Ok Its been a long time since I've taken statistics so I'm having a hard time figuring something out. I was reading over the course information for an upcoming class and it stated that Pass was scoring greater then 2 standard deviations below the class mean.

So I wikipedia the value of 2std and learn that about 95% of the population will fall within a passing score and since the remaining 5% is split within the extremes about 2.5% fail/get a non-passing score. Correct?

Also, and this is the biggest debate I'm having with myself, is that wikipedia says that this is only true when you have normal distribution. How this is defined I couldn't find. What would be abnormal?

I think my overall question would be does everyone pass (minus 2.5%) or am I missing something? Also, to defend myself about everyone passing there is also a 70% clause as well.

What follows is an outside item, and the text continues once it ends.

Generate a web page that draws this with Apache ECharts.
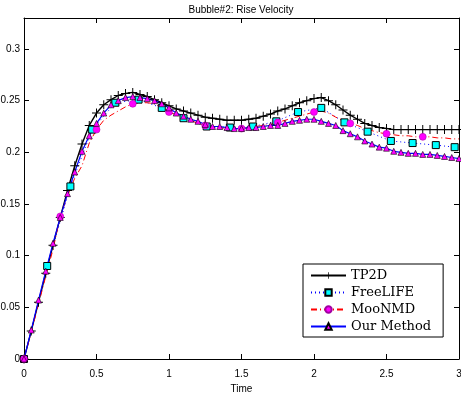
<!DOCTYPE html>
<html>
<head>
<meta charset="utf-8">
<script src="https://cdn.jsdelivr.net/npm/echarts@6/dist/echarts.min.js"></script>
<style>
    html, body { margin: 0; padding: 0; background: #fff; }
</style>
</head>
<body>
<div id="main" style="width: 461px;height: 394px"></div>
<script>
    // time samples (s) shared by TP2D, MooNMD and Our Method
    const timeSteps = [0, 0.05, 0.1, 0.15, 0.2, 0.25, 0.3, 0.35, 0.4, 0.45, 0.5, 0.55, 0.6, 0.65, 0.7, 0.75, 0.8, 0.85, 0.9, 0.95,
        1, 1.05, 1.1, 1.15, 1.2, 1.25, 1.3, 1.35, 1.4, 1.45, 1.5, 1.55, 1.6, 1.65, 1.7, 1.75, 1.8, 1.85, 1.9, 1.95,
        2, 2.05, 2.1, 2.15, 2.2, 2.25, 2.3, 2.35, 2.4, 2.45, 2.5, 2.55, 2.6, 2.65, 2.7, 2.75, 2.8, 2.85, 2.9, 2.95, 3];

    const tp2dValues = [0, 0.027, 0.055, 0.083, 0.11, 0.137, 0.163, 0.187, 0.208, 0.226, 0.238, 0.246, 0.251, 0.255, 0.257, 0.258, 0.256, 0.254, 0.251, 0.248,
        0.245, 0.242, 0.24, 0.238, 0.236, 0.234, 0.233, 0.232, 0.231, 0.231, 0.231, 0.232, 0.233, 0.235, 0.237, 0.24, 0.242, 0.245, 0.248, 0.25,
        0.252, 0.253, 0.25, 0.246, 0.241, 0.236, 0.232, 0.228, 0.226, 0.224, 0.223, 0.222, 0.222, 0.222, 0.222, 0.222, 0.222, 0.222, 0.222, 0.222, 0.222];

    const mooValues = [0, 0.026, 0.053, 0.08, 0.106, 0.138, 0.158, 0.175, 0.187, 0.209, 0.222, 0.231, 0.236, 0.24, 0.244, 0.247, 0.248, 0.248, 0.247, 0.243,
        0.239, 0.236, 0.233, 0.231, 0.228, 0.226, 0.225, 0.224, 0.223, 0.223, 0.223, 0.224, 0.225, 0.226, 0.227, 0.229, 0.231, 0.233, 0.235, 0.237,
        0.239, 0.24, 0.238, 0.234, 0.231, 0.228, 0.226, 0.223, 0.221, 0.219, 0.218, 0.217, 0.216, 0.216, 0.215, 0.215, 0.215, 0.214, 0.214, 0.213, 0.213];

    const ourValues = [0, 0.028, 0.057, 0.085, 0.112, 0.137, 0.16, 0.181, 0.201, 0.216, 0.228, 0.238, 0.246, 0.25, 0.253, 0.254, 0.253, 0.252, 0.25, 0.247,
        0.243, 0.238, 0.235, 0.232, 0.23, 0.227, 0.225, 0.225, 0.224, 0.223, 0.223, 0.224, 0.224, 0.225, 0.226, 0.226, 0.228, 0.23, 0.231, 0.232,
        0.232, 0.23, 0.228, 0.226, 0.221, 0.218, 0.215, 0.211, 0.208, 0.205, 0.204, 0.201, 0.2, 0.199, 0.199, 0.198, 0.198, 0.197, 0.196, 0.195, 0.194];

    // FreeLIFE is sampled more coarsely
    const freeTimes = [0, 0.16, 0.32, 0.47, 0.63, 0.79, 0.95, 1.1, 1.26, 1.42, 1.58, 1.74, 1.89, 2.05, 2.21, 2.37, 2.53, 2.68, 2.84, 2.97];
    const freeValues = [0, 0.09, 0.167, 0.222, 0.248, 0.251, 0.243, 0.233, 0.225, 0.224, 0.225, 0.23, 0.239, 0.243, 0.229, 0.22, 0.211, 0.209, 0.207, 0.205];

    const xTicks = ['0', '0.5', '1', '1.5', '2', '2.5', '3'];
    const yTicks = ['0', '0.05', '0.1', '0.15', '0.2', '0.25', '0.3'];

    function pairs(xs, ys) {
        return xs.map((x, i) => [x, ys[i]]);
    }

    const plusSymbol = 'path://M0,4.45h10v1.1h-10z M4.45,0h1.1v10h-1.1z';
    const labelFont = 'Liberation Sans, Arial, sans-serif';

    let myChart = echarts.init(document.getElementById('main'));
    let option = {
        animation: false,
        backgroundColor: '#fff',
        title: {
            text: 'Bubble#2: Rise Velocity',
            left: 236,
            top: 0,
            textAlign: 'center',
            textStyle: {fontSize: 10, fontWeight: 'normal', color: '#000', fontFamily: labelFont}
        },
        grid: {left: 24, right: 2, top: 18, bottom: 35, outerBoundsMode: 'none', containLabel: false},
        legend: {
            orient: 'vertical',
            left: 303,
            top: 264,
            itemWidth: 35,
            itemHeight: 8,
            itemGap: 2,
            padding: [4, 12, 3, 7],
            backgroundColor: '#fff',
            borderColor: '#000',
            borderWidth: 1,
            borderRadius: 0,
            textStyle: {fontSize: 13, color: '#000', fontFamily: 'DejaVu Serif, serif', lineHeight: 15},
            data: ['TP2D', 'FreeLIFE', 'MooNMD', 'Our Method']
        },
        xAxis: [{
            type: 'value',
            position: 'bottom',
            min: 0, max: 3, interval: 0.5,
            name: 'Time',
            nameLocation: 'middle',
            nameGap: 24,
            nameTextStyle: {fontSize: 10, color: '#000', fontFamily: labelFont},
            axisLine: {onZero: false, lineStyle: {color: '#000', width: 1}},
            axisTick: {inside: true, length: 5, lineStyle: {color: '#000'}},
            axisLabel: {
                fontSize: 10, color: '#000', margin: 10, fontFamily: labelFont,
                formatter: (v) => xTicks.includes(String(v)) ? String(v) : ''
            },
            splitLine: {show: false}
        }, {
            type: 'value',
            position: 'top',
            min: 0, max: 3, interval: 0.5,
            axisLine: {onZero: false, lineStyle: {color: '#000', width: 1}},
            axisTick: {inside: true, length: 5, lineStyle: {color: '#000'}},
            axisLabel: {show: false},
            splitLine: {show: false}
        }],
        yAxis: [{
            type: 'value',
            position: 'left',
            min: 0, max: 0.33, interval: 0.05,
            axisLine: {show: true, onZero: false, lineStyle: {color: '#000', width: 1}},
            axisTick: {show: true, inside: true, length: 5, lineStyle: {color: '#000'}},
            axisLabel: {
                fontSize: 10, color: '#000', margin: 4, fontFamily: labelFont, showMaxLabel: false,
                formatter: (v) => {
                    const s = String(+v.toFixed(2));
                    return yTicks.includes(s) ? s : '';
                }
            },
            splitLine: {show: false}
        }, {
            type: 'value',
            position: 'right',
            min: 0, max: 0.33, interval: 0.05,
            axisLine: {show: true, onZero: false, lineStyle: {color: '#000', width: 1}},
            axisTick: {show: true, inside: true, length: 5, lineStyle: {color: '#000'}},
            axisLabel: {show: false},
            splitLine: {show: false}
        }],
        series: [
            {
                name: 'TP2D',
                type: 'line',
                data: pairs(timeSteps, tp2dValues),
                showAllSymbol: true,
                symbol: plusSymbol,
                symbolSize: 9,
                lineStyle: {color: '#000', width: 1.4},
                itemStyle: {color: '#000'}
            },
            {
                name: 'FreeLIFE',
                type: 'line',
                data: pairs(freeTimes, freeValues),
                showAllSymbol: true,
                symbol: 'rect',
                symbolSize: 7,
                lineStyle: {color: '#0000ff', width: 1, type: [1, 3]},
                itemStyle: {color: '#00ffff', borderColor: '#000', borderWidth: 1}
            },
            {
                name: 'MooNMD',
                type: 'line',
                data: pairs(timeSteps, mooValues),
                showAllSymbol: true,
                // circle on every 5th sample, as in the original plot
                symbol: (value, params) => (params.dataIndex % 5 === 0 && params.dataIndex < 60) ? 'circle' : 'none',
                symbolSize: 7,
                lineStyle: {color: '#ff0000', width: 1, type: [6, 3, 1, 3]},
                itemStyle: {color: '#ff00ff', borderColor: '#a000a0', borderWidth: 0.5}
            },
            {
                name: 'Our Method',
                type: 'line',
                data: pairs(timeSteps, ourValues),
                showAllSymbol: true,
                symbol: 'triangle',
                symbolSize: 6,
                lineStyle: {color: '#0000ff', width: 1.2},
                itemStyle: {color: '#ff00ff', borderColor: '#000', borderWidth: 0.6}
            }
        ]
    };
    myChart.setOption(option);
</script>
</body>
</html>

To quote a favorite radio saying, Long time listener here, first time caller would love to hear your responses.

Thanks

I don't know anything about what happens at Penn, but test distributions are often not normal distributions. They may be bimodal, trimodal, etc., in that there are clusters of students at various score ranges. This means that everyone could pass if the overall mean is low enough and there are several high scores (roughly: the 5% who don't fall inside the two standard deviations are at the high scoring end) ... or that roughly 5% fail on the low end. If the distribution is non-normal enough, many more could fail than pass because the actual distribution is such that the mean is say, 70%, and there was not much of a spread for most students with a handful at the very low end (having missed a high value question, etc.).